= PROMPT =
Write the listing below out again exactly, dropping the images.

= DATA SHOWN =
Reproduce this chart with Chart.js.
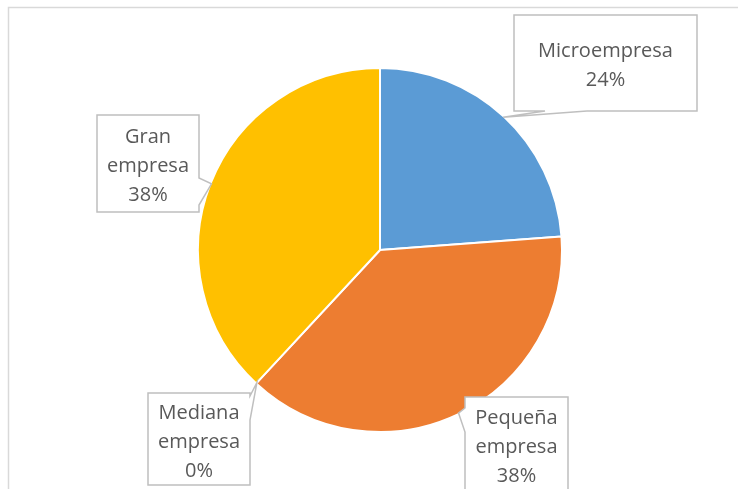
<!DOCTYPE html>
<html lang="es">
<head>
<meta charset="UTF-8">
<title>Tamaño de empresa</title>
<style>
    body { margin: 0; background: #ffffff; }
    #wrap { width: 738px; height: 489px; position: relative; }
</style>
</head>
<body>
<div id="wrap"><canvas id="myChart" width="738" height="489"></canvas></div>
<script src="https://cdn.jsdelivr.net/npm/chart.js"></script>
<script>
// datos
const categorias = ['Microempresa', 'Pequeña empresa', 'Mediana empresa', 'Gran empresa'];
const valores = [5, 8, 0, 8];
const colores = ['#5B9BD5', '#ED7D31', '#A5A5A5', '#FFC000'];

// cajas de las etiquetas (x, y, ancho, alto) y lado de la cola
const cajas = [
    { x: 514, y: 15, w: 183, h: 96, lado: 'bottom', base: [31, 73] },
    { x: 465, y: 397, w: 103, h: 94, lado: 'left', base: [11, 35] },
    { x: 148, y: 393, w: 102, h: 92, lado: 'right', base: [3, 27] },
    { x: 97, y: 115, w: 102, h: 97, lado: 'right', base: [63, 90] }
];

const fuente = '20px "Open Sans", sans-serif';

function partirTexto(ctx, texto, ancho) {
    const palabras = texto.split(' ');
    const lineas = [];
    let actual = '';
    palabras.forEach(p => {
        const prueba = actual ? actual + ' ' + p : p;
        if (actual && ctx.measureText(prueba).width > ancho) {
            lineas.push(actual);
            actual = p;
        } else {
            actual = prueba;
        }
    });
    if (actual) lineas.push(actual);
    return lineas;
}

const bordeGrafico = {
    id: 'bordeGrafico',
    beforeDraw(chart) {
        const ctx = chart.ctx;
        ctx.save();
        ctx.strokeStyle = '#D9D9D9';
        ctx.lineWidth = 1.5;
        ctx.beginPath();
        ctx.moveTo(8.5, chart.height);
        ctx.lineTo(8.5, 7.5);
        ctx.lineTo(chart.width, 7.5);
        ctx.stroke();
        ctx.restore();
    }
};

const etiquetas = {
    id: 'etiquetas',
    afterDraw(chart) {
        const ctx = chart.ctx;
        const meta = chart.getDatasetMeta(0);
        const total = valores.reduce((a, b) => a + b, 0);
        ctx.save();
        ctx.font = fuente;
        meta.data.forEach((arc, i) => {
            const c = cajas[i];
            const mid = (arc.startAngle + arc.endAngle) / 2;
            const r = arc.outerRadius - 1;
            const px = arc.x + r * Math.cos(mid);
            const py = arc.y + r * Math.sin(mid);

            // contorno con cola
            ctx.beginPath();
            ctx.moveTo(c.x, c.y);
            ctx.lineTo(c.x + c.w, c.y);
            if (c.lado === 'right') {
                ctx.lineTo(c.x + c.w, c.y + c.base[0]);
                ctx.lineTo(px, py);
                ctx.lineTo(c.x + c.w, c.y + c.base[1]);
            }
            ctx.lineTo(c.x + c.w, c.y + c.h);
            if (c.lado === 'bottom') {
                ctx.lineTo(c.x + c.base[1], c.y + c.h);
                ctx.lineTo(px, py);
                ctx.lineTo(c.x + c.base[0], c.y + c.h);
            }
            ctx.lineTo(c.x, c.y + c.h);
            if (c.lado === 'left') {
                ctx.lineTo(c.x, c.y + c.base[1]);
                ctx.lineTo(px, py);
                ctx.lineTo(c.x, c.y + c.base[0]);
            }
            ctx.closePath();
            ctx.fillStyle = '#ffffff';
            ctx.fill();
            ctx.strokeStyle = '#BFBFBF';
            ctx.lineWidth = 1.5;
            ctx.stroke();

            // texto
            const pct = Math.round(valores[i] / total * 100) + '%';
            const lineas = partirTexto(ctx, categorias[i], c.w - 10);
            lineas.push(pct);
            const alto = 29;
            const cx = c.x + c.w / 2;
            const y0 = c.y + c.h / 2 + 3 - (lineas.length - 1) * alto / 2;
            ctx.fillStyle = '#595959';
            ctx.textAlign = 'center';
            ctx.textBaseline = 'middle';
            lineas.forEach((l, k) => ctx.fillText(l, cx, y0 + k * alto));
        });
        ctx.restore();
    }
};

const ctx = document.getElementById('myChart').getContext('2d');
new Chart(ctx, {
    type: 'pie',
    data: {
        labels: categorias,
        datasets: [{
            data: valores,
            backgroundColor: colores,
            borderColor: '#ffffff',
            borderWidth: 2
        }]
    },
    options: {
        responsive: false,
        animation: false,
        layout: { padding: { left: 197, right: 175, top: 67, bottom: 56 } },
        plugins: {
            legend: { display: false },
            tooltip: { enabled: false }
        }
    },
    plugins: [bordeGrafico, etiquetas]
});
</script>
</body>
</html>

= ANSWER IN FULL =
Reproduce this chart with Chart.js.
<!DOCTYPE html>
<html lang="es">
<head>
<meta charset="UTF-8">
<title>Tamaño de empresa</title>
<style>
    body { margin: 0; background: #ffffff; }
    #wrap { width: 738px; height: 489px; position: relative; }
</style>
</head>
<body>
<div id="wrap"><canvas id="myChart" width="738" height="489"></canvas></div>
<script src="https://cdn.jsdelivr.net/npm/chart.js"></script>
<script>
// datos
const categorias = ['Microempresa', 'Pequeña empresa', 'Mediana empresa', 'Gran empresa'];
const valores = [5, 8, 0, 8];
const colores = ['#5B9BD5', '#ED7D31', '#A5A5A5', '#FFC000'];

// cajas de las etiquetas (x, y, ancho, alto) y lado de la cola
const cajas = [
    { x: 514, y: 15, w: 183, h: 96, lado: 'bottom', base: [31, 73] },
    { x: 465, y: 397, w: 103, h: 94, lado: 'left', base: [11, 35] },
    { x: 148, y: 393, w: 102, h: 92, lado: 'right', base: [3, 27] },
    { x: 97, y: 115, w: 102, h: 97, lado: 'right', base: [63, 90] }
];

const fuente = '20px "Open Sans", sans-serif';

function partirTexto(ctx, texto, ancho) {
    const palabras = texto.split(' ');
    const lineas = [];
    let actual = '';
    palabras.forEach(p => {
        const prueba = actual ? actual + ' ' + p : p;
        if (actual && ctx.measureText(prueba).width > ancho) {
            lineas.push(actual);
            actual = p;
        } else {
            actual = prueba;
        }
    });
    if (actual) lineas.push(actual);
    return lineas;
}

const bordeGrafico = {
    id: 'bordeGrafico',
    beforeDraw(chart) {
        const ctx = chart.ctx;
        ctx.save();
        ctx.strokeStyle = '#D9D9D9';
        ctx.lineWidth = 1.5;
        ctx.beginPath();
        ctx.moveTo(8.5, chart.height);
        ctx.lineTo(8.5, 7.5);
        ctx.lineTo(chart.width, 7.5);
        ctx.stroke();
        ctx.restore();
    }
};

const etiquetas = {
    id: 'etiquetas',
    afterDraw(chart) {
        const ctx = chart.ctx;
        const meta = chart.getDatasetMeta(0);
        const total = valores.reduce((a, b) => a + b, 0);
        ctx.save();
        ctx.font = fuente;
        meta.data.forEach((arc, i) => {
            const c = cajas[i];
            const mid = (arc.startAngle + arc.endAngle) / 2;
            const r = arc.outerRadius - 1;
            const px = arc.x + r * Math.cos(mid);
            const py = arc.y + r * Math.sin(mid);

            // contorno con cola
            ctx.beginPath();
            ctx.moveTo(c.x, c.y);
            ctx.lineTo(c.x + c.w, c.y);
            if (c.lado === 'right') {
                ctx.lineTo(c.x + c.w, c.y + c.base[0]);
                ctx.lineTo(px, py);
                ctx.lineTo(c.x + c.w, c.y + c.base[1]);
            }
            ctx.lineTo(c.x + c.w, c.y + c.h);
            if (c.lado === 'bottom') {
                ctx.lineTo(c.x + c.base[1], c.y + c.h);
                ctx.lineTo(px, py);
                ctx.lineTo(c.x + c.base[0], c.y + c.h);
            }
            ctx.lineTo(c.x, c.y + c.h);
            if (c.lado === 'left') {
                ctx.lineTo(c.x, c.y + c.base[1]);
                ctx.lineTo(px, py);
                ctx.lineTo(c.x, c.y + c.base[0]);
            }
            ctx.closePath();
            ctx.fillStyle = '#ffffff';
            ctx.fill();
            ctx.strokeStyle = '#BFBFBF';
            ctx.lineWidth = 1.5;
            ctx.stroke();

            // texto
            const pct = Math.round(valores[i] / total * 100) + '%';
            const lineas = partirTexto(ctx, categorias[i], c.w - 10);
            lineas.push(pct);
            const alto = 29;
            const cx = c.x + c.w / 2;
            const y0 = c.y + c.h / 2 + 3 - (lineas.length - 1) * alto / 2;
            ctx.fillStyle = '#595959';
            ctx.textAlign = 'center';
            ctx.textBaseline = 'middle';
            lineas.forEach((l, k) => ctx.fillText(l, cx, y0 + k * alto));
        });
        ctx.restore();
    }
};

const ctx = document.getElementById('myChart').getContext('2d');
new Chart(ctx, {
    type: 'pie',
    data: {
        labels: categorias,
        datasets: [{
            data: valores,
            backgroundColor: colores,
            borderColor: '#ffffff',
            borderWidth: 2
        }]
    },
    options: {
        responsive: false,
        animation: false,
        layout: { padding: { left: 197, right: 175, top: 67, bottom: 56 } },
        plugins: {
            legend: { display: false },
            tooltip: { enabled: false }
        }
    },
    plugins: [bordeGrafico, etiquetas]
});
</script>
</body>
</html>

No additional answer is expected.